In the copyright leg of the suit, the jury found that Google infringed "the overall structure, sequence and organization" of 37 of Oracle's copyrighted Application Programming Interface (API) packages, which are used by software programs to communicate with each other. But the San Francisco jury could not decide whether Google's use of those works constituted fair use under US law. It also found that Google's use of the documentation for those 37 packages did not infringe.
Other uses were found to infringe, but the jury also said that Oracle engaged in conduct that could have led Google to believe it did not need a licence to use the structure, sequence and organisation of the 37 APIs. Still, the jurors said that Google had failed to prove it relied on that conduct in deciding to use the APIs, so the verdict had criticisms for both sides.
In a separate verdict on the patent claims, another jury found Oracle had failed to prove whether Google infringed patents RE38,104 and 6,061,520 by a preponderance of the evidence, and whether Google willfully infringed the patents by clear and convincing evidence.
Both aspects of the case are now on appeal to the Federal Circuit, but there were some clear lessons to be drawn from Judge William Alsup's opinion on the copyrightability of the Java APIs.
First, Alsup deemed the code for the Java API packages functional because Oracle requires identical method specifications to carry out the same function. "When there is only one way to write something, the merger doctrine bars anyone from claiming exclusive copyright ownership of that expression," wrote the judge. To get around this, Michael Lasky of Burr & Forman told Managing IP that Oracle (then Sun Microsystems) could have made it possible to provide other ways to link APIs with each other. "The lesson is: don't take it all. Leave some on the table," he said.
Secondly, Lasky said that registering entire works under one registration often leaves them open to so-called de minimis arguments, meaning the infringed part is so small as to be insignificant. Of the 37 API packages Oracle asserted, the jury found nine lines (or 3%) of code infringed. Oracle could have registered its most critical lines of code separately early in product development.
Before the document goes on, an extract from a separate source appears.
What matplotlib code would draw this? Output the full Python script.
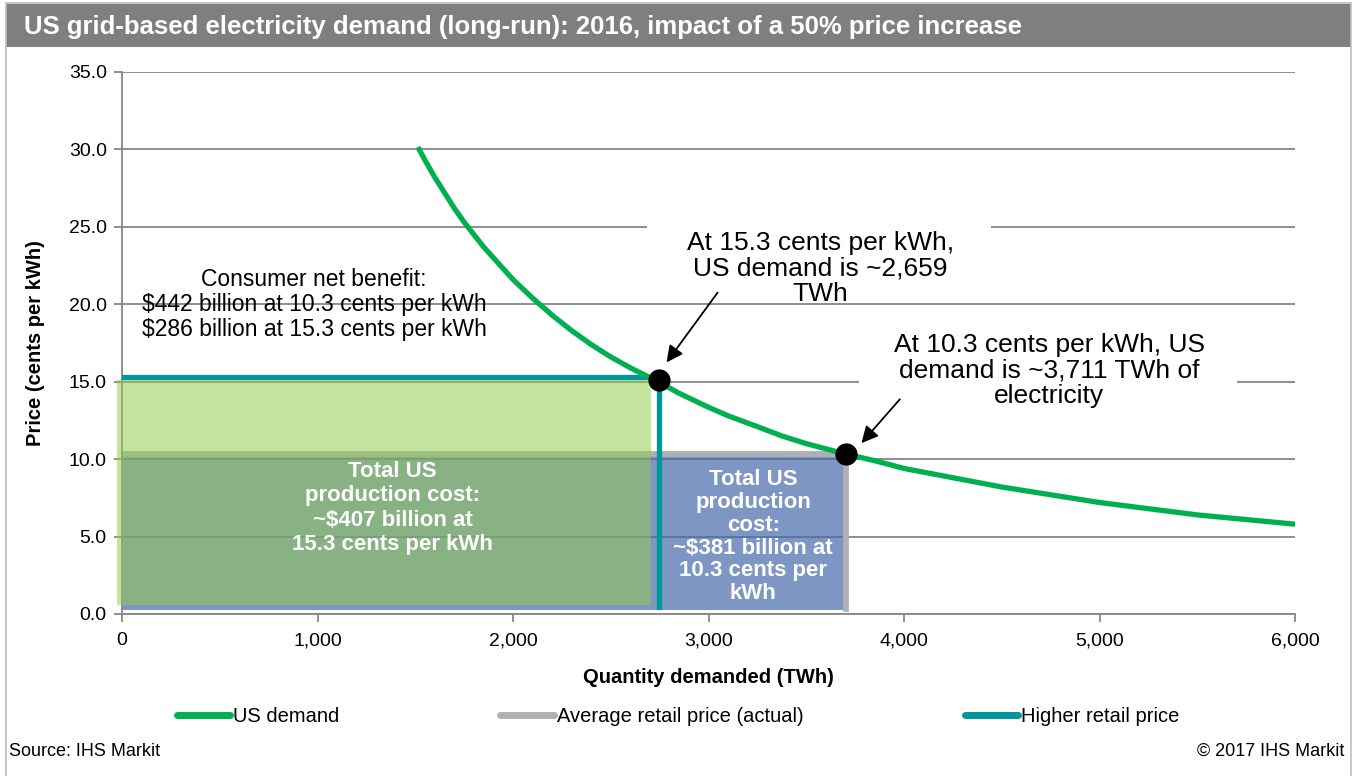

Lastly, while Alsup did not dispute that Oracle's methods were creative, he made a distinction between patents and copyrights. "Such inventions – the concept and functionality level – are protectable only under the Patent Act," he said. Oracle might have done better if it had filed more patent applications instead of relying largely on copyright.
Oracle v Google
Copyrights: 37 packages in the Java API
Patents: Seven Java-related patents
Offices: USPTO; US Copyright Office
Patent numbers: 6,125,447; 6,192,476; 5,966,702; 7,426,720; RE38,104; 6,910,205; and 6,061,520
Patent/copyright holder: Oracle
Other party: Google
Court: US District Court for the Northern District of California (on appeal to Federal Circuit)
Case number: 3:10-CV-03561
For Oracle: Boies Schiller & Flexner, Morrison & Foerster
For Google: King & Spalding, Keker & Van Nest, Greenberg Traurig
This case was selected as one of Managing IP’s Cases of the Year for 2012.